Commodity exchange-traded funds (ETFs) offer investors an easy way to gain exposure to raw materials like gold, oil, natural gas, and agricultural products. Different ETFs will have different strategies and exposure to different types of commodities, but they all have one thing in common: When applied properly, they can be a great asset to a portfolio.

Commodities
Why commodity ETFs matter
They hedge against inflation
Just like buying real estate is seen as an inflationary hedge, commodities often perform well during inflationary periods, as rising prices for goods and services typically increase the value of raw materials. By investing in a commodity ETF, you can carefully guard your purchasing power and hedge against rising prices. For this reason, gold ETFs are a popular choice during periods of high inflation since gold is considered a stable store of value.
Portfolio diversification
Commodity ETFs provide exposure to an asset class that typically moves independently of stocks and bonds. For example, the general state of the equities markets had nothing to do with the price of oil shooting up in 2020, which was a consequence of Russia's war in Ukraine. This makes them a solid diversification tool, reducing overall portfolio risk.
Ease of access
Investing in commodities used to require significant capital and expertise in futures trading and was mainly performed by companies such as Cargill and Louis Dreyfus. ETFs have changed the paradigm when it comes to access, and commodity ETFs remove these barriers, making it easier for everyday investors to participate. With a brokerage account, anyone can purchase shares in a commodity ETF just as they would with stocks.
Should you buy a commodity ETF?
Understand your investment goals and time horizon
The first question to ask yourself is this: Do you already have an ETF, and if so, do you need or want to invest in a commodity ETF instead of others? Most individuals choose to have ETFs that are linked to market indexes like the S&P 500. Are you looking to hedge against inflation, enhance diversification, or capitalize on commodity price movements? For instance, an investor anticipating higher oil prices might consider an oil ETF like USO.
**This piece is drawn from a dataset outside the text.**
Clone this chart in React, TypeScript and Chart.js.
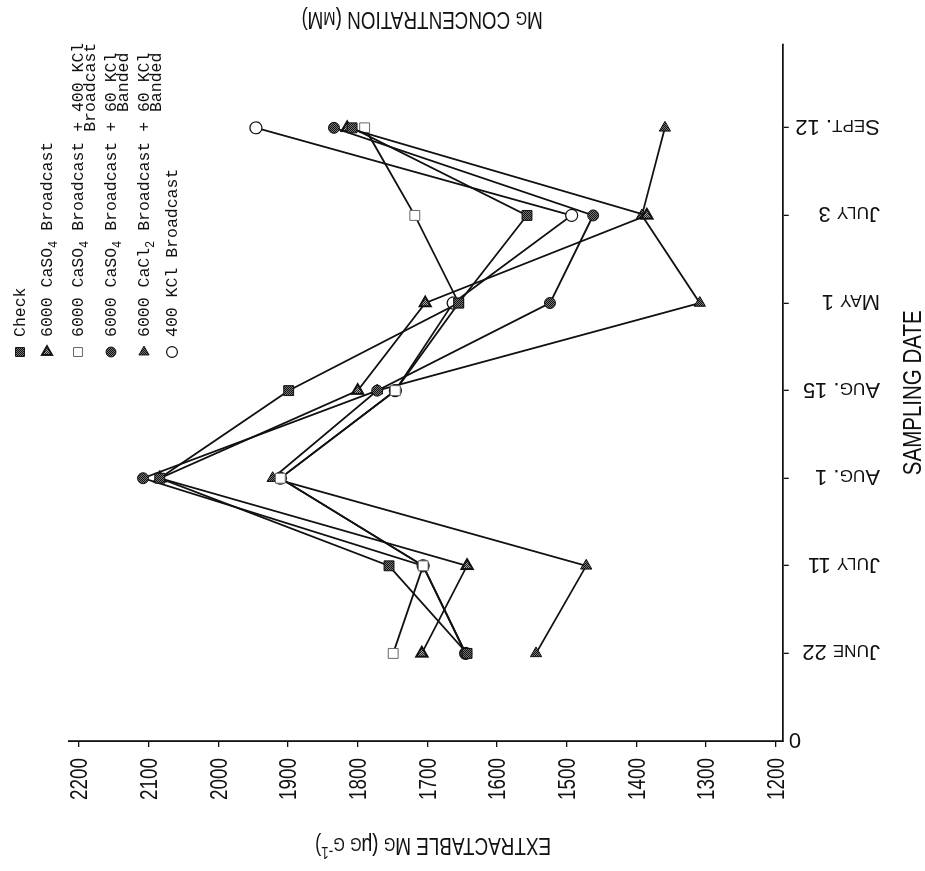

Choose the right type of commodity ETF
Commodity ETFs come in various shapes and sizes. Some are actively managed, and some are passively managed. Some hold physical assets like gold or silver, while others focus on futures contracts or commodity-linked equities. Research the fund's structure to ensure it matches your investment strategy and preferences. For example, you might want exposure to more agricultural-related products as you see oil as eventually phasing out.
Monitor risks and fees
While commodity ETFs offer many benefits, they are not without risks. Futures-based ETFs, for example, can experience "contango," where future prices are higher than current prices, leading to potential losses. It must also be noted that management and performance fees can vary widely, so it's important to compare expense ratios when selecting an ETF.